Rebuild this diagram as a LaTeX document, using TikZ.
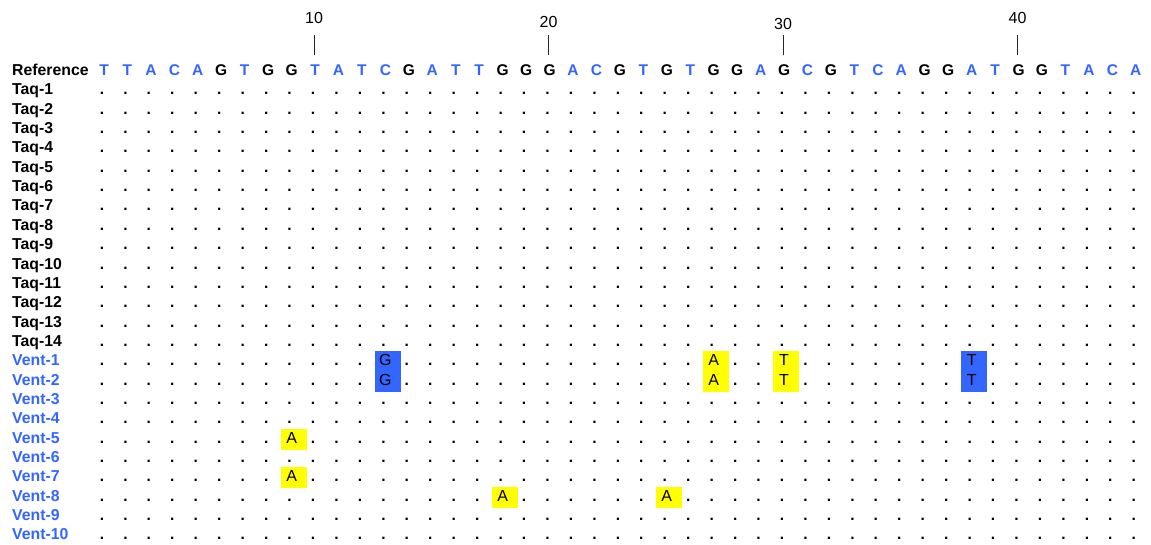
\documentclass[tikz,border=0pt]{standalone}
\usepackage{fontspec}
\setmainfont{Liberation Sans}
\definecolor{seqblue}{HTML}{3366FF}
\definecolor{mutblue}{HTML}{3366FF}
\definecolor{mutyellow}{HTML}{FFFF00}
\colorlet{seqA}{seqblue}
\colorlet{seqC}{seqblue}
\colorlet{seqT}{seqblue}
\colorlet{seqG}{black}
\usetikzlibrary{positioning,calc}

\begin{document}
\begin{tikzpicture}[
      x=1pt, y=-1pt,
      rowlbl/.style={anchor=base west, inner sep=0pt,
                     font=\fontsize{15.8}{18}\selectfont\bfseries},
      seqletter/.style={anchor=base, inner sep=0pt, text height=11pt, text depth=0pt,
                        font=\fontsize{15.5}{18}\selectfont\bfseries},
      gapdot/.style={anchor=base, inner sep=0pt,
                     font=\fontsize{15.5}{18}\selectfont\bfseries},
      mutletter/.style={anchor=base, inner sep=0pt,
                        font=\fontsize{16}{18}\selectfont},
      numlbl/.style={inner sep=0pt, font=\fontsize{16}{18}\selectfont},
      tickline/.style={line width=0.9pt, black!85},
    ]
    \useasboundingbox (0,0) rectangle (1151,544);

    % reference row
    \node[rowlbl] (reflbl) at (12,75.5) {Reference};
    \foreach \b [count=\c] in {T,T,A,C,A,G,T,G,G,T,A,T,C,G,A,T,T,G,G,G,A,C,G,T,G,
                               T,G,G,A,G,C,G,T,C,A,G,G,A,T,G,G,T,A,C,A} {
      \pgfmathsetmacro\xc{104+(\c-1)*23.45}
      \node[seqletter, text=seq\b] (ref\c) at (\xc,75.5) {\b};
    }

    % position ticks
    \foreach \c/\ly in {10/18,20/22,30/24,40/18} {
      \pgfmathsetmacro\xc{104+(\c-1)*23.45-1}
      \node[numlbl] (num\c) at (\xc,\ly) {\c};
      \draw[tickline] ([xshift=-1pt,yshift=9pt]ref\c.north) -- ++(0,-20);
    }

    % sample names
    \foreach \i in {1,...,14} {
      \pgfmathsetmacro\yb{75.5+\i*19.35}
      \node[rowlbl] (taq\i) at (12,\yb) {Taq-\i};
    }
    \foreach \i in {1,...,10} {
      \pgfmathsetmacro\yb{75.5+(14+\i)*19.35}
      \node[rowlbl, text=seqblue] (vent\i) at (12,\yb) {Vent-\i};
    }

    % identical positions
    \foreach \r in {1,...,24} {
      \foreach \c in {1,...,45} {
        \pgfmathsetmacro\xc{104+(\c-1)*23.45-2}
        \pgfmathsetmacro\yb{75.5+\r*19.35}
        \node[gapdot] (d-\r-\c) at (\xc,\yb) {.};
      }
    }

    % substitutions
    \foreach \c/\ra/\rb/\clr in {13/15/16/mutblue, 27/15/16/mutyellow, 30/15/16/mutyellow,
                                 38/15/16/mutblue, 9/19/19/mutyellow, 9/21/21/mutyellow,
                                 18/22/22/mutyellow, 25/22/22/mutyellow} {
      \pgfmathsetmacro\xc{104+(\c-1)*23.45}
      \pgfmathsetmacro\ya{75.5+\ra*19.35-14.5}
      \pgfmathsetmacro\yz{75.5+\rb*19.35+6.5}
      \fill[\clr] (\xc-10.6,\ya) rectangle (\xc+15.4,\yz);
    }
    \foreach \c/\r/\b in {13/15/G, 13/16/G, 27/15/A, 27/16/A, 30/15/T, 30/16/T,
                          38/15/T, 38/16/T, 9/19/A, 9/21/A, 18/22/A, 25/22/A} {
      \pgfmathsetmacro\xc{104+(\c-1)*23.45}
      \pgfmathsetmacro\yb{75.5+\r*19.35}
      \node[mutletter] (m-\r-\c) at (\xc,\yb) {\b};
    }
  \end{tikzpicture}
\end{document}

» **AIM OF THE EXERCISE**
Write out the full listing verbatim, excluding its pictures.

» **EXERCISE RESULT**
Rebuild this diagram as a LaTeX document, using TikZ.
\documentclass[tikz,border=0pt]{standalone}
\usepackage{fontspec}
\setmainfont{Liberation Sans}
\definecolor{seqblue}{HTML}{3366FF}
\definecolor{mutblue}{HTML}{3366FF}
\definecolor{mutyellow}{HTML}{FFFF00}
\colorlet{seqA}{seqblue}
\colorlet{seqC}{seqblue}
\colorlet{seqT}{seqblue}
\colorlet{seqG}{black}
\usetikzlibrary{positioning,calc}

\begin{document}
\begin{tikzpicture}[
      x=1pt, y=-1pt,
      rowlbl/.style={anchor=base west, inner sep=0pt,
                     font=\fontsize{15.8}{18}\selectfont\bfseries},
      seqletter/.style={anchor=base, inner sep=0pt, text height=11pt, text depth=0pt,
                        font=\fontsize{15.5}{18}\selectfont\bfseries},
      gapdot/.style={anchor=base, inner sep=0pt,
                     font=\fontsize{15.5}{18}\selectfont\bfseries},
      mutletter/.style={anchor=base, inner sep=0pt,
                        font=\fontsize{16}{18}\selectfont},
      numlbl/.style={inner sep=0pt, font=\fontsize{16}{18}\selectfont},
      tickline/.style={line width=0.9pt, black!85},
    ]
    \useasboundingbox (0,0) rectangle (1151,544);

    % reference row
    \node[rowlbl] (reflbl) at (12,75.5) {Reference};
    \foreach \b [count=\c] in {T,T,A,C,A,G,T,G,G,T,A,T,C,G,A,T,T,G,G,G,A,C,G,T,G,
                               T,G,G,A,G,C,G,T,C,A,G,G,A,T,G,G,T,A,C,A} {
      \pgfmathsetmacro\xc{104+(\c-1)*23.45}
      \node[seqletter, text=seq\b] (ref\c) at (\xc,75.5) {\b};
    }

    % position ticks
    \foreach \c/\ly in {10/18,20/22,30/24,40/18} {
      \pgfmathsetmacro\xc{104+(\c-1)*23.45-1}
      \node[numlbl] (num\c) at (\xc,\ly) {\c};
      \draw[tickline] ([xshift=-1pt,yshift=9pt]ref\c.north) -- ++(0,-20);
    }

    % sample names
    \foreach \i in {1,...,14} {
      \pgfmathsetmacro\yb{75.5+\i*19.35}
      \node[rowlbl] (taq\i) at (12,\yb) {Taq-\i};
    }
    \foreach \i in {1,...,10} {
      \pgfmathsetmacro\yb{75.5+(14+\i)*19.35}
      \node[rowlbl, text=seqblue] (vent\i) at (12,\yb) {Vent-\i};
    }

    % identical positions
    \foreach \r in {1,...,24} {
      \foreach \c in {1,...,45} {
        \pgfmathsetmacro\xc{104+(\c-1)*23.45-2}
        \pgfmathsetmacro\yb{75.5+\r*19.35}
        \node[gapdot] (d-\r-\c) at (\xc,\yb) {.};
      }
    }

    % substitutions
    \foreach \c/\ra/\rb/\clr in {13/15/16/mutblue, 27/15/16/mutyellow, 30/15/16/mutyellow,
                                 38/15/16/mutblue, 9/19/19/mutyellow, 9/21/21/mutyellow,
                                 18/22/22/mutyellow, 25/22/22/mutyellow} {
      \pgfmathsetmacro\xc{104+(\c-1)*23.45}
      \pgfmathsetmacro\ya{75.5+\ra*19.35-14.5}
      \pgfmathsetmacro\yz{75.5+\rb*19.35+6.5}
      \fill[\clr] (\xc-10.6,\ya) rectangle (\xc+15.4,\yz);
    }
    \foreach \c/\r/\b in {13/15/G, 13/16/G, 27/15/A, 27/16/A, 30/15/T, 30/16/T,
                          38/15/T, 38/16/T, 9/19/A, 9/21/A, 18/22/A, 25/22/A} {
      \pgfmathsetmacro\xc{104+(\c-1)*23.45}
      \pgfmathsetmacro\yb{75.5+\r*19.35}
      \node[mutletter] (m-\r-\c) at (\xc,\yb) {\b};
    }
  \end{tikzpicture}
\end{document}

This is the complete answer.